'''

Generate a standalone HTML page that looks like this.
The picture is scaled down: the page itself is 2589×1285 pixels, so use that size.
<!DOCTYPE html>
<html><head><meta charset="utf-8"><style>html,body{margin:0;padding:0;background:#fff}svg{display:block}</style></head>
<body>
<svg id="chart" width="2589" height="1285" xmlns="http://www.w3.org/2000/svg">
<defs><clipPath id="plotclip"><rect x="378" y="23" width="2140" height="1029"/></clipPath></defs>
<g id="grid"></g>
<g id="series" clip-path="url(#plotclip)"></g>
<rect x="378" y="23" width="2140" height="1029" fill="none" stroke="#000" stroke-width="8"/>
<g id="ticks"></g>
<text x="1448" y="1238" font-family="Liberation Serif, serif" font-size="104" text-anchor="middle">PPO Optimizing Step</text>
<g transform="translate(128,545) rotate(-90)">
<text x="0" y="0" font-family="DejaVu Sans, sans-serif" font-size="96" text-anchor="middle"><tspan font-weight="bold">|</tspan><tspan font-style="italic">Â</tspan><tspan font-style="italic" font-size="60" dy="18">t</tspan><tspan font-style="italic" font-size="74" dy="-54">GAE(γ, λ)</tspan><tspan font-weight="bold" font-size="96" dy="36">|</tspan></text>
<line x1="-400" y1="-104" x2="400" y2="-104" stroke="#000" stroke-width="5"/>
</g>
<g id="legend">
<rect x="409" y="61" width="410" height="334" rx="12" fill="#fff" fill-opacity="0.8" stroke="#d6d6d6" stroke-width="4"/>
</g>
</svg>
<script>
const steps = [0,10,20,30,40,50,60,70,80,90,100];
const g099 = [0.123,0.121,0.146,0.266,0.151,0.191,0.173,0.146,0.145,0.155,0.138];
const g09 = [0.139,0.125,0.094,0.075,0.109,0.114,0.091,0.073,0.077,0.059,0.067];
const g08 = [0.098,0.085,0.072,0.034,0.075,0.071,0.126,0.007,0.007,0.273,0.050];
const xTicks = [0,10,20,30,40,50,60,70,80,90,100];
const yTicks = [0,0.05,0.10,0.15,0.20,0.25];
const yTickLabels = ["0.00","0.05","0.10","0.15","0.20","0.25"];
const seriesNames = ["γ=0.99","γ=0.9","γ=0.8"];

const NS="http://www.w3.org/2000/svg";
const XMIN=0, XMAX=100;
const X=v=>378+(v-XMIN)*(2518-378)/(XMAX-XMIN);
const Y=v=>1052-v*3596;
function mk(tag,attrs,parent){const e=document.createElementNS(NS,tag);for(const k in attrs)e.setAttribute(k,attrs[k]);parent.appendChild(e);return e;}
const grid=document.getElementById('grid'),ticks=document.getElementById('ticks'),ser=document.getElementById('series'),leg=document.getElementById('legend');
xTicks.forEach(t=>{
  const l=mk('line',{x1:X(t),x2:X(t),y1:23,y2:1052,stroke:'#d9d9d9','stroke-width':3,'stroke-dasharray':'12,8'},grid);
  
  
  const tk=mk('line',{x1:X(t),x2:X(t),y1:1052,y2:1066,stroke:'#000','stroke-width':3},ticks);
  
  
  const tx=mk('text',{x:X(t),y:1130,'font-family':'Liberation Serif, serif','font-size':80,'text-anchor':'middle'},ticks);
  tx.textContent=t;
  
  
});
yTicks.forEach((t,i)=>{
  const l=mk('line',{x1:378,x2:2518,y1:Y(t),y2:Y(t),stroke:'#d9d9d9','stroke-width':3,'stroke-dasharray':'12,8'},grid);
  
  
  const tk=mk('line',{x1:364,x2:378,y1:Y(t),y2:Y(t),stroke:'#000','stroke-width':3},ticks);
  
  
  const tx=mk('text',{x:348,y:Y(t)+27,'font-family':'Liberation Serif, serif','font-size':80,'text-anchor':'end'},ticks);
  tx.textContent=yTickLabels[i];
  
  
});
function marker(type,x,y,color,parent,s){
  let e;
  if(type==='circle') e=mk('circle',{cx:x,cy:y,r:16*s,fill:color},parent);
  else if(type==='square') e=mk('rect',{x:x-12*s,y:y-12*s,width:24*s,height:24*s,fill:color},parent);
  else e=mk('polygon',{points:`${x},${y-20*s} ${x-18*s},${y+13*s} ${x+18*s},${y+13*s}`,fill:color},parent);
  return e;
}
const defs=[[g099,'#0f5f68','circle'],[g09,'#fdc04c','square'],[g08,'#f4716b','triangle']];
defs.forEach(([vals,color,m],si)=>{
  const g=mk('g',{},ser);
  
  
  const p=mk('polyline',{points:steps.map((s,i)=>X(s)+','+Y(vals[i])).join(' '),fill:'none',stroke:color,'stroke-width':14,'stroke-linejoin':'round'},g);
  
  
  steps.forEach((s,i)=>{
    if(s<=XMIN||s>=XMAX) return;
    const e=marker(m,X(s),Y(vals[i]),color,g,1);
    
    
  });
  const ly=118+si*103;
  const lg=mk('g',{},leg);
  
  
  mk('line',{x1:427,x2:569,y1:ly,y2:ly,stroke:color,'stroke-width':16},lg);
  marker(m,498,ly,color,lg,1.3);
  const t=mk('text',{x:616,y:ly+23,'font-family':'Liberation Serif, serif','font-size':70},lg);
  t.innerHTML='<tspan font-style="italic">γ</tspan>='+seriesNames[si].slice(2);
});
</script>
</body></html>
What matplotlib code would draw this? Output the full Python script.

'''

# GIVEN INSTRUCTION:
Restate each record word for word.

# CORRECT OUTPUT:
Generate a standalone HTML page that looks like this.
The picture is scaled down: the page itself is 2589×1285 pixels, so use that size.
<!DOCTYPE html>
<html><head><meta charset="utf-8"><style>html,body{margin:0;padding:0;background:#fff}svg{display:block}</style></head>
<body>
<svg id="chart" width="2589" height="1285" xmlns="http://www.w3.org/2000/svg">
<defs><clipPath id="plotclip"><rect x="378" y="23" width="2140" height="1029"/></clipPath></defs>
<g id="grid"></g>
<g id="series" clip-path="url(#plotclip)"></g>
<rect x="378" y="23" width="2140" height="1029" fill="none" stroke="#000" stroke-width="8"/>
<g id="ticks"></g>
<text x="1448" y="1238" font-family="Liberation Serif, serif" font-size="104" text-anchor="middle">PPO Optimizing Step</text>
<g transform="translate(128,545) rotate(-90)">
<text x="0" y="0" font-family="DejaVu Sans, sans-serif" font-size="96" text-anchor="middle"><tspan font-weight="bold">|</tspan><tspan font-style="italic">Â</tspan><tspan font-style="italic" font-size="60" dy="18">t</tspan><tspan font-style="italic" font-size="74" dy="-54">GAE(γ, λ)</tspan><tspan font-weight="bold" font-size="96" dy="36">|</tspan></text>
<line x1="-400" y1="-104" x2="400" y2="-104" stroke="#000" stroke-width="5"/>
</g>
<g id="legend">
<rect x="409" y="61" width="410" height="334" rx="12" fill="#fff" fill-opacity="0.8" stroke="#d6d6d6" stroke-width="4"/>
</g>
</svg>
<script>
const steps = [0,10,20,30,40,50,60,70,80,90,100];
const g099 = [0.123,0.121,0.146,0.266,0.151,0.191,0.173,0.146,0.145,0.155,0.138];
const g09 = [0.139,0.125,0.094,0.075,0.109,0.114,0.091,0.073,0.077,0.059,0.067];
const g08 = [0.098,0.085,0.072,0.034,0.075,0.071,0.126,0.007,0.007,0.273,0.050];
const xTicks = [0,10,20,30,40,50,60,70,80,90,100];
const yTicks = [0,0.05,0.10,0.15,0.20,0.25];
const yTickLabels = ["0.00","0.05","0.10","0.15","0.20","0.25"];
const seriesNames = ["γ=0.99","γ=0.9","γ=0.8"];

const NS="http://www.w3.org/2000/svg";
const XMIN=0, XMAX=100;
const X=v=>378+(v-XMIN)*(2518-378)/(XMAX-XMIN);
const Y=v=>1052-v*3596;
function mk(tag,attrs,parent){const e=document.createElementNS(NS,tag);for(const k in attrs)e.setAttribute(k,attrs[k]);parent.appendChild(e);return e;}
const grid=document.getElementById('grid'),ticks=document.getElementById('ticks'),ser=document.getElementById('series'),leg=document.getElementById('legend');
xTicks.forEach(t=>{
  const l=mk('line',{x1:X(t),x2:X(t),y1:23,y2:1052,stroke:'#d9d9d9','stroke-width':3,'stroke-dasharray':'12,8'},grid);
  
  
  const tk=mk('line',{x1:X(t),x2:X(t),y1:1052,y2:1066,stroke:'#000','stroke-width':3},ticks);
  
  
  const tx=mk('text',{x:X(t),y:1130,'font-family':'Liberation Serif, serif','font-size':80,'text-anchor':'middle'},ticks);
  tx.textContent=t;
  
  
});
yTicks.forEach((t,i)=>{
  const l=mk('line',{x1:378,x2:2518,y1:Y(t),y2:Y(t),stroke:'#d9d9d9','stroke-width':3,'stroke-dasharray':'12,8'},grid);
  
  
  const tk=mk('line',{x1:364,x2:378,y1:Y(t),y2:Y(t),stroke:'#000','stroke-width':3},ticks);
  
  
  const tx=mk('text',{x:348,y:Y(t)+27,'font-family':'Liberation Serif, serif','font-size':80,'text-anchor':'end'},ticks);
  tx.textContent=yTickLabels[i];
  
  
});
function marker(type,x,y,color,parent,s){
  let e;
  if(type==='circle') e=mk('circle',{cx:x,cy:y,r:16*s,fill:color},parent);
  else if(type==='square') e=mk('rect',{x:x-12*s,y:y-12*s,width:24*s,height:24*s,fill:color},parent);
  else e=mk('polygon',{points:`${x},${y-20*s} ${x-18*s},${y+13*s} ${x+18*s},${y+13*s}`,fill:color},parent);
  return e;
}
const defs=[[g099,'#0f5f68','circle'],[g09,'#fdc04c','square'],[g08,'#f4716b','triangle']];
defs.forEach(([vals,color,m],si)=>{
  const g=mk('g',{},ser);
  
  
  const p=mk('polyline',{points:steps.map((s,i)=>X(s)+','+Y(vals[i])).join(' '),fill:'none',stroke:color,'stroke-width':14,'stroke-linejoin':'round'},g);
  
  
  steps.forEach((s,i)=>{
    if(s<=XMIN||s>=XMAX) return;
    const e=marker(m,X(s),Y(vals[i]),color,g,1);
    
    
  });
  const ly=118+si*103;
  const lg=mk('g',{},leg);
  
  
  mk('line',{x1:427,x2:569,y1:ly,y2:ly,stroke:color,'stroke-width':16},lg);
  marker(m,498,ly,color,lg,1.3);
  const t=mk('text',{x:616,y:ly+23,'font-family':'Liberation Serif, serif','font-size':70},lg);
  t.innerHTML='<tspan font-style="italic">γ</tspan>='+seriesNames[si].slice(2);
});
</script>
</body></html>
What matplotlib code would draw this? Output the full Python script.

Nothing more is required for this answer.